This past week saw the Federal Reserve hedge its comments on a September Fed Fund rate hike, renewed pressure in the U.S. dollar index (USDX) that lead to the establishment of a new 4-year low.
Whew! That was quite a sentence. Let's break it down a bit.
First, some of the uptrend in the USDX from May 2014 through March 2015 was based on the assumption the Federal Reserve would finally raise the Fed Fund rate in 2015. As the year has worn on the presumed date for such a move has been moved back from June, to at least three beginning in September, to maybe not happening until 2016. With interest rates the key fundamental to the USDX, moves on its weekly charts has reflected the change in tide regarding increases.

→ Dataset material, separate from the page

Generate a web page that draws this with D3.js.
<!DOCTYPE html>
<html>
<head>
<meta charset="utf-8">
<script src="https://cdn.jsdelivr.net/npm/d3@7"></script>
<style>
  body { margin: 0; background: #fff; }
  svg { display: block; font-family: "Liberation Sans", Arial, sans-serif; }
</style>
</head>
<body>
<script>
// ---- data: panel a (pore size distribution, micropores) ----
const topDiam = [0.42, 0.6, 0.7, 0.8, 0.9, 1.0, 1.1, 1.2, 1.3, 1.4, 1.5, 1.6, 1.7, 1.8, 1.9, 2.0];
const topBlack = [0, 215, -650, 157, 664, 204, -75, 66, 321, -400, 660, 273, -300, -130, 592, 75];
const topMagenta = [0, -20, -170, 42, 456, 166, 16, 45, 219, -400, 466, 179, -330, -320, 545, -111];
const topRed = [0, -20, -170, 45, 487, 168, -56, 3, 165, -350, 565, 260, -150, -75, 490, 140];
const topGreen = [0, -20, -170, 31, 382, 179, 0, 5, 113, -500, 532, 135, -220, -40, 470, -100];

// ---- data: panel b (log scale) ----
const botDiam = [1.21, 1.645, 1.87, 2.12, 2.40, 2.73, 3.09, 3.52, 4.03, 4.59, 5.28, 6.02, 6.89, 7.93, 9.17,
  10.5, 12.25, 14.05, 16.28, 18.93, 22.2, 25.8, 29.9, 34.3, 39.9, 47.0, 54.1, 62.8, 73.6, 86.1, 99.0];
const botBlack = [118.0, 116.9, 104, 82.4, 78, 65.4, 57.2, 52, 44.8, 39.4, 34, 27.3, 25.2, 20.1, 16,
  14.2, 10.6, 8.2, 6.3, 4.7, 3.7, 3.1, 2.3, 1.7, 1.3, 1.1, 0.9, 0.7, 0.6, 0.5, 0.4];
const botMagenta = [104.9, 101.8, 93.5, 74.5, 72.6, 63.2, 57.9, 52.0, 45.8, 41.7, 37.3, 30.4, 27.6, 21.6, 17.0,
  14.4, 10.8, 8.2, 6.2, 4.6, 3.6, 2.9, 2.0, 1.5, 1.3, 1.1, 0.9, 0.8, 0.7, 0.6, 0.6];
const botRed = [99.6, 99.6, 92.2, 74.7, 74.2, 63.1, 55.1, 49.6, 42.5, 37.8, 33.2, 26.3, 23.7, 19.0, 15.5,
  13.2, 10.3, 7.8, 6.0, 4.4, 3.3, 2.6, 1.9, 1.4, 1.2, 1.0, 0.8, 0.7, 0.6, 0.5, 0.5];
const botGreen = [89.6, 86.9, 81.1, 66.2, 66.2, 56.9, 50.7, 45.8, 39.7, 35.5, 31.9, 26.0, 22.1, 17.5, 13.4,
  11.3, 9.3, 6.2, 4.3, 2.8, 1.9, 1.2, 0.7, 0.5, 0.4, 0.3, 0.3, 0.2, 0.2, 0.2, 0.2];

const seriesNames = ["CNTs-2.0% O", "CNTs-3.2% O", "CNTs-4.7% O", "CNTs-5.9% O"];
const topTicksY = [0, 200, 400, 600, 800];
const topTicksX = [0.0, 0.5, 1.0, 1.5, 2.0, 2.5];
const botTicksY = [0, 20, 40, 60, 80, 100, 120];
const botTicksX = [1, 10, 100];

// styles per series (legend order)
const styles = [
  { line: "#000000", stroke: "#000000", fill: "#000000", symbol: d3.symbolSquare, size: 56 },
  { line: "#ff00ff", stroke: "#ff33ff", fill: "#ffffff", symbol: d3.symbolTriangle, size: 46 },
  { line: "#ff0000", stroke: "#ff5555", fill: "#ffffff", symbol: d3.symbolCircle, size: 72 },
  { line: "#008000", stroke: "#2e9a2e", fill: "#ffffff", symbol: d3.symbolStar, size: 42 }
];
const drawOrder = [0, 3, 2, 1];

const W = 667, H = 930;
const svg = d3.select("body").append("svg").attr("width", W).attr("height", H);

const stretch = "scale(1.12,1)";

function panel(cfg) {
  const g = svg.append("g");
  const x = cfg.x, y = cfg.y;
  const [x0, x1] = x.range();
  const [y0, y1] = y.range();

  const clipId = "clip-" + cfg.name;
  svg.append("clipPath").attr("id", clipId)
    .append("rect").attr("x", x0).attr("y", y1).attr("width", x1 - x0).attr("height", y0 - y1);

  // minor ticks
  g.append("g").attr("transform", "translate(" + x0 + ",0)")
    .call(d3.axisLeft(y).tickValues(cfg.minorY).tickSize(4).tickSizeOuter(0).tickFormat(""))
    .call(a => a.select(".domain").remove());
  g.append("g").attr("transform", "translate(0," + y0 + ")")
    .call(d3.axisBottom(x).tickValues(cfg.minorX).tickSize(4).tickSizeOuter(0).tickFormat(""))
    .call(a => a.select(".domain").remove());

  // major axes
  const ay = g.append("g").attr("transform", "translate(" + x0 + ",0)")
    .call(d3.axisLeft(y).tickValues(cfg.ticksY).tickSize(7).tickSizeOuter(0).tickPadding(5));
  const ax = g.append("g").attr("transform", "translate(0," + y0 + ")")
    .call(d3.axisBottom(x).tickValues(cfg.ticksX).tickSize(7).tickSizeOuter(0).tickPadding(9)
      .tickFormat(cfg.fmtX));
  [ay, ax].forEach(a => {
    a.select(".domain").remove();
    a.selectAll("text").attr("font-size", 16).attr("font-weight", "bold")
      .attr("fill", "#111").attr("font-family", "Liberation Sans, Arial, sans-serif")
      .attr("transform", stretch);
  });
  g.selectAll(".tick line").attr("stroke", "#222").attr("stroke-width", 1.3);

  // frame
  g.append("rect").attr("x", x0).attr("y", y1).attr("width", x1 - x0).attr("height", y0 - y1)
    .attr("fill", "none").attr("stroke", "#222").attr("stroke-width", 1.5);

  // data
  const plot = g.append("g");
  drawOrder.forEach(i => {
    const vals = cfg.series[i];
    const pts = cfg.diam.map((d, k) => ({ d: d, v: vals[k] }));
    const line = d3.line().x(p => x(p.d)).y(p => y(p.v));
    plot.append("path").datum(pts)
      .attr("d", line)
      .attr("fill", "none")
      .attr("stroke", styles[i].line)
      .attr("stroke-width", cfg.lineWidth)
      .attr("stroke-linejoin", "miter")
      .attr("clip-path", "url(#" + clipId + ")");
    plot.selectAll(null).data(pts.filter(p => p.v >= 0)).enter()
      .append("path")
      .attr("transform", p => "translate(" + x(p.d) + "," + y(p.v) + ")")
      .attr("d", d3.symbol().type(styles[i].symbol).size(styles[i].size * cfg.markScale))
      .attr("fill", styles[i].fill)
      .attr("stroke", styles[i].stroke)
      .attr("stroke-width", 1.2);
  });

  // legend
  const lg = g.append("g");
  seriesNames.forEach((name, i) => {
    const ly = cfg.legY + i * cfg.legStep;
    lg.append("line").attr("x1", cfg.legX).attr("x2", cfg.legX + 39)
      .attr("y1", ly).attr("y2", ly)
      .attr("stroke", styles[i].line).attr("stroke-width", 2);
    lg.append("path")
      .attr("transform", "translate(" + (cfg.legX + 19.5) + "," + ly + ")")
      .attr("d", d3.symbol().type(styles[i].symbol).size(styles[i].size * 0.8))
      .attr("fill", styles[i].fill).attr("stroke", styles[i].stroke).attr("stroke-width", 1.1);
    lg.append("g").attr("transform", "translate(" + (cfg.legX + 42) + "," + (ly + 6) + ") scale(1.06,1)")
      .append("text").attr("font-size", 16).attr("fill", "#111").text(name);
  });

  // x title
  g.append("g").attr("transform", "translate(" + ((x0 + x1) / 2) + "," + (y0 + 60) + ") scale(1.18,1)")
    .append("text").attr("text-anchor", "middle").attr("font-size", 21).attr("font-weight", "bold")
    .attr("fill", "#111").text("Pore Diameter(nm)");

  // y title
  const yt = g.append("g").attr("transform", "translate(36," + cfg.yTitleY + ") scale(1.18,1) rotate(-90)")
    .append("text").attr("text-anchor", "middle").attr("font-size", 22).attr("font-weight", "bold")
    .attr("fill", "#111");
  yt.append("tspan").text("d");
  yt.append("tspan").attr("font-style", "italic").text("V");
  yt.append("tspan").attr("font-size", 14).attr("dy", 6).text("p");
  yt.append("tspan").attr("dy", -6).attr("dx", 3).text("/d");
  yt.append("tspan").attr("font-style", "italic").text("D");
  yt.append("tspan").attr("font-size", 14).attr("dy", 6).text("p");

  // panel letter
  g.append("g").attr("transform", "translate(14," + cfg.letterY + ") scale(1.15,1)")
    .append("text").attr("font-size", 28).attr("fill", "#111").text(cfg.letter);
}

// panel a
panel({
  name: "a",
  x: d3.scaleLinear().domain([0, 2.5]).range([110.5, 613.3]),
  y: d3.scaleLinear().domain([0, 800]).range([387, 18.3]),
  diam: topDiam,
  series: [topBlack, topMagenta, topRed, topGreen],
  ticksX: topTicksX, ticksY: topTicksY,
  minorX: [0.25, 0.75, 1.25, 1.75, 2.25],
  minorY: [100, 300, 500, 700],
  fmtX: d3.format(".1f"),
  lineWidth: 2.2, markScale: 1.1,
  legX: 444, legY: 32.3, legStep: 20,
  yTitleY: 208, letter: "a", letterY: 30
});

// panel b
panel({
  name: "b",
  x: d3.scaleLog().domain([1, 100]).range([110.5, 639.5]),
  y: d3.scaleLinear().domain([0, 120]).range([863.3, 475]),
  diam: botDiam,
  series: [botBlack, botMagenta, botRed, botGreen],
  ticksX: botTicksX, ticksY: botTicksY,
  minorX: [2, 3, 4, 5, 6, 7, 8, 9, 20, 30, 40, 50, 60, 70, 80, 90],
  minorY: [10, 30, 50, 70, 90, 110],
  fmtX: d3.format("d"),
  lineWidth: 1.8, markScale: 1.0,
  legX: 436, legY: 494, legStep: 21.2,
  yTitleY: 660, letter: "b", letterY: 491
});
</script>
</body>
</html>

After posting a high of 100.390 the week of March 9, 2015, the USDX established signals indicating the secondary (intermediate-term) trend had turned down. Weekly stochastics (bottom study) saw a bearish crossover above the overbought level of 80%, confirming the 2-week reversal seen on the weekly chart. The rally that followed was unable to take the USDX to a new high, topping out at 99.990 the week of April 13 as weekly stochastics grew more bearish. Eventually the USDX tested initial support at 92.326, the 33% retracement level of its previous secondary uptrend from 78.906 through the March high.

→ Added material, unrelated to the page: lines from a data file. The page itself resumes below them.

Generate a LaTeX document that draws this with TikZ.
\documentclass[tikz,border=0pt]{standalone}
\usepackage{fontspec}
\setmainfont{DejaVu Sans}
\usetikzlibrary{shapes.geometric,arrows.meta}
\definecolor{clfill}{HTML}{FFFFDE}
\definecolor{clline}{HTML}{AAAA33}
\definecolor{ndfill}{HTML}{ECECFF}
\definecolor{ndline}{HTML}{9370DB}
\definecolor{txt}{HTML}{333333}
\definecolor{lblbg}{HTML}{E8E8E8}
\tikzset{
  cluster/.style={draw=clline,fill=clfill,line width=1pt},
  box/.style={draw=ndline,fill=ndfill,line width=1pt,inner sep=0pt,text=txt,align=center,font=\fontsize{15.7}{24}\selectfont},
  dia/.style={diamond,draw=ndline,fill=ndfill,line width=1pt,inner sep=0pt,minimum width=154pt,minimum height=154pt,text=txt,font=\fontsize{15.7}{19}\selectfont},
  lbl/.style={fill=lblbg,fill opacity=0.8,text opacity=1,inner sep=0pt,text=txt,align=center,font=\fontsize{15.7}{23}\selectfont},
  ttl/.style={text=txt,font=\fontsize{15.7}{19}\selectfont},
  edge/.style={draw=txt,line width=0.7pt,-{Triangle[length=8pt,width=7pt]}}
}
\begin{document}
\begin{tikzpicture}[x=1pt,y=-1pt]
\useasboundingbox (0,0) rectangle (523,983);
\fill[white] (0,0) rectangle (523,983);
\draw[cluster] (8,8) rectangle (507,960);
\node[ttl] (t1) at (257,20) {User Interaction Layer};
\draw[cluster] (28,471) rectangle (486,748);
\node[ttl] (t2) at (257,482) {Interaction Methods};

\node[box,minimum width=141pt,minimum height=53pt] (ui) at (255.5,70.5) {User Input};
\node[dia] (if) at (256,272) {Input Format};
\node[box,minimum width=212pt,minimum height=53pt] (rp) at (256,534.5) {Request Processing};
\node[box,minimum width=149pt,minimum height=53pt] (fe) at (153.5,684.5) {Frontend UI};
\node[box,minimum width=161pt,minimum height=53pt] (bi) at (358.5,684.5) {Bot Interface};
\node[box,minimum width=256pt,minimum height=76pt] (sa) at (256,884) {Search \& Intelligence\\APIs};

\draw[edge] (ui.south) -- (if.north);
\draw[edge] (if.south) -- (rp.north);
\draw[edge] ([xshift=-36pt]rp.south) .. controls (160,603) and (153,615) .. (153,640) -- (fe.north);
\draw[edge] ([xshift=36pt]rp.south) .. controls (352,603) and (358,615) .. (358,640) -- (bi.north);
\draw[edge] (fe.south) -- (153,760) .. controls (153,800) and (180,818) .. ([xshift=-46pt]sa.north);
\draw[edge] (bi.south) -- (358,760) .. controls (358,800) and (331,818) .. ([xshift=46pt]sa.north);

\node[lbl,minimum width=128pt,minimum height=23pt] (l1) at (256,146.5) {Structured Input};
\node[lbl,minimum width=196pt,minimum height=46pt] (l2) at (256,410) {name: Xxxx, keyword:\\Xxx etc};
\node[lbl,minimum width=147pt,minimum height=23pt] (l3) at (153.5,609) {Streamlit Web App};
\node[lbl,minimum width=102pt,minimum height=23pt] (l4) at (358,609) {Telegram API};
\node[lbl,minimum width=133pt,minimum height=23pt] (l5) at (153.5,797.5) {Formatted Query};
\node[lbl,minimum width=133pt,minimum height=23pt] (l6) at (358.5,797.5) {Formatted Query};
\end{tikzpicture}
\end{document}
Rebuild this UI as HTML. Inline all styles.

At that time, mid-May, talk of a Fed move heated up again leading to a recovery rally that tested resistance between 97.973 and 98.677, the 67% to 76.4% retracement levels of the initial sell-off through the low of 93.133. As would be expected, from a technical point of view, the rally stopped there and the USDX looked to turn down again. However, it was reluctant to post a bearish technical signal until this week when it moved below its previous 4-week low of 95.926 (red dotted line) led to another bearish crossover by weekly stochastics.
The USDX now looks to have rejoined its secondary (and major) downtrend with initial support still pegged at 93.236. However, a 50% retracement of its previous secondary uptrend would result in a test of 89.648, a level that is in line with major (long-term) support on the monthly chart between 90.503 and 89.048. These levels mark the 33% and 38.2% retracements of the previous major uptrend from 70.698 (March 2008) through the March 2015 high (100.390).